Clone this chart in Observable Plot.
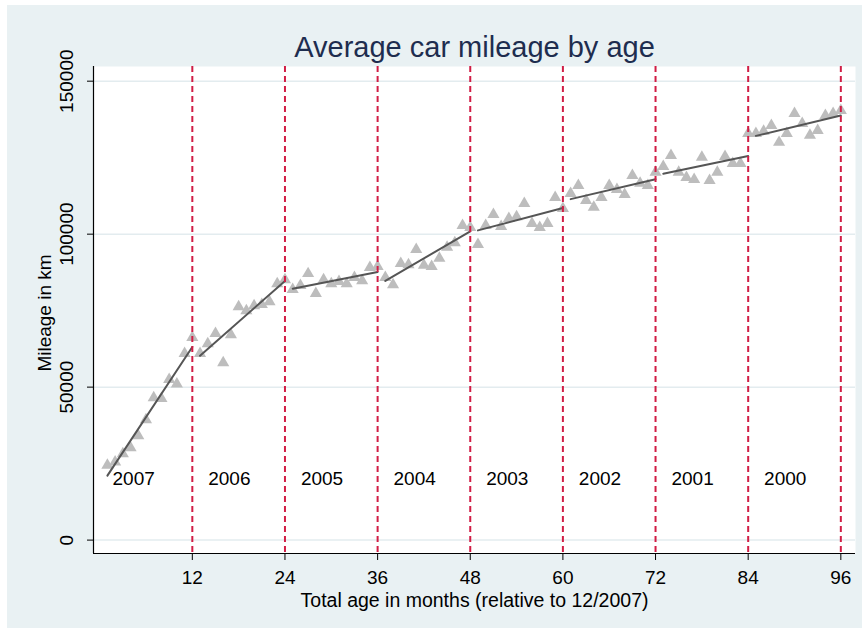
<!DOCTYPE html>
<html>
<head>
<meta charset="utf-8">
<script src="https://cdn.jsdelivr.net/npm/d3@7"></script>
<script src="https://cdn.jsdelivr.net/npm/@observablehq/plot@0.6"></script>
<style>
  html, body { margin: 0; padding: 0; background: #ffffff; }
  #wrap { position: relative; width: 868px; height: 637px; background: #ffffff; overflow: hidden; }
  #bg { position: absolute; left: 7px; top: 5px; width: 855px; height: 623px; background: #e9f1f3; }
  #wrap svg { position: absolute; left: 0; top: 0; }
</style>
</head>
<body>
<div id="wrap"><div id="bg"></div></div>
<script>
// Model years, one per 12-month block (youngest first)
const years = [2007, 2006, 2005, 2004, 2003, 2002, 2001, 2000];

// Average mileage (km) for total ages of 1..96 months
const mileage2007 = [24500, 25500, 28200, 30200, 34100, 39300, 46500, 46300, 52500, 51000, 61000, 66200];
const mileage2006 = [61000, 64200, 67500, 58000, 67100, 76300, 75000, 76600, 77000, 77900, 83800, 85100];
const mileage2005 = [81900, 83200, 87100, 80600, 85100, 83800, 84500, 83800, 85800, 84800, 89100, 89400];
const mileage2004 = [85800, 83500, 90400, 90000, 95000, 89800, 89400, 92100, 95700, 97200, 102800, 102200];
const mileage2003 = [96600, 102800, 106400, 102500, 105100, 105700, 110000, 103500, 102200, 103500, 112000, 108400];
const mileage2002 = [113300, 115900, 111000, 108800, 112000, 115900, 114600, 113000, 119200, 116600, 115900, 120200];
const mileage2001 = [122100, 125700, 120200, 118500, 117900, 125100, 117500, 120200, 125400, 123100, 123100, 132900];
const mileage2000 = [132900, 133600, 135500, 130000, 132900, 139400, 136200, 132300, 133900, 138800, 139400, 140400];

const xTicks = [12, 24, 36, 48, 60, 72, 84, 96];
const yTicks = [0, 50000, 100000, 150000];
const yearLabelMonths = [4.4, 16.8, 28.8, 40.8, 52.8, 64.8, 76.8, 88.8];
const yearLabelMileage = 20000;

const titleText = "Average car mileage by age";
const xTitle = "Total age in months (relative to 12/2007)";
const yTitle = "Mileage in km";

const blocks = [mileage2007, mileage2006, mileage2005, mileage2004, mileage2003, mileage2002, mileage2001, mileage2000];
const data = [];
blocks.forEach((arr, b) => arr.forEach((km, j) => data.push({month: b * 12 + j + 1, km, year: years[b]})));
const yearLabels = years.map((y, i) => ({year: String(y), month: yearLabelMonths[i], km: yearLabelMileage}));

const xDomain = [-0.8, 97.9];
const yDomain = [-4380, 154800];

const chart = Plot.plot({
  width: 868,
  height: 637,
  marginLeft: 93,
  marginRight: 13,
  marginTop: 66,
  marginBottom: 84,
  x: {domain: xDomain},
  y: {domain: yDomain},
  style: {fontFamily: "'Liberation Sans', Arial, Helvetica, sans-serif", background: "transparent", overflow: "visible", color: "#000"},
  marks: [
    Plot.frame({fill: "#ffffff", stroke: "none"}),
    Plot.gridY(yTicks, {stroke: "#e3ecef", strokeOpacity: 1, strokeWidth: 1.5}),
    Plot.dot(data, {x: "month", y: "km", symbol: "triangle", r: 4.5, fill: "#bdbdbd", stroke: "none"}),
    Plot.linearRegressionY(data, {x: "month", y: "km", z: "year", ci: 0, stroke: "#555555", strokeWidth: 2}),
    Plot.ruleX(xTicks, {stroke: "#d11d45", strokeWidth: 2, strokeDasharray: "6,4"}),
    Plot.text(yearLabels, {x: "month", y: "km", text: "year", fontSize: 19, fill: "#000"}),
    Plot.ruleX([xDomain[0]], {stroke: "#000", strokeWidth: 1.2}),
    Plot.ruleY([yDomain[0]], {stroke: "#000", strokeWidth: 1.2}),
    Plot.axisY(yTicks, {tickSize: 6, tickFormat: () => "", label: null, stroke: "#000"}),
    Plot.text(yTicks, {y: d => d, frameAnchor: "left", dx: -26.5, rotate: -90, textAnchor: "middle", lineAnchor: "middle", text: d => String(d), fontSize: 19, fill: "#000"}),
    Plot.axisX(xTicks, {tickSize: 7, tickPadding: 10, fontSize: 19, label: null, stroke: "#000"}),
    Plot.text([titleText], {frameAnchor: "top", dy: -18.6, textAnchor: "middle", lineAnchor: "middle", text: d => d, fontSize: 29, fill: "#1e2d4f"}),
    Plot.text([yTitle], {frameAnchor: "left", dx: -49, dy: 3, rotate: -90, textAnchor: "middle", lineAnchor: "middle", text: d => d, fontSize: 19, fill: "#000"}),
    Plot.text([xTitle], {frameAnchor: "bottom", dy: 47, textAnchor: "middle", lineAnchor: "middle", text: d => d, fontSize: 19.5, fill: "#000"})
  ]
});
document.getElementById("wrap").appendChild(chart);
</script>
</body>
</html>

* * *

- _What you need to do_:
Up to and including the line containing "const years = [2007, 2006, 2005, 2004, 2003, 2002, 2001, 2000];", repeat every line from the start of the data, but none of the pictures.

- _Answer below_:
Clone this chart in Observable Plot.
<!DOCTYPE html>
<html>
<head>
<meta charset="utf-8">
<script src="https://cdn.jsdelivr.net/npm/d3@7"></script>
<script src="https://cdn.jsdelivr.net/npm/@observablehq/plot@0.6"></script>
<style>
  html, body { margin: 0; padding: 0; background: #ffffff; }
  #wrap { position: relative; width: 868px; height: 637px; background: #ffffff; overflow: hidden; }
  #bg { position: absolute; left: 7px; top: 5px; width: 855px; height: 623px; background: #e9f1f3; }
  #wrap svg { position: absolute; left: 0; top: 0; }
</style>
</head>
<body>
<div id="wrap"><div id="bg"></div></div>
<script>
// Model years, one per 12-month block (youngest first)
const years = [2007, 2006, 2005, 2004, 2003, 2002, 2001, 2000];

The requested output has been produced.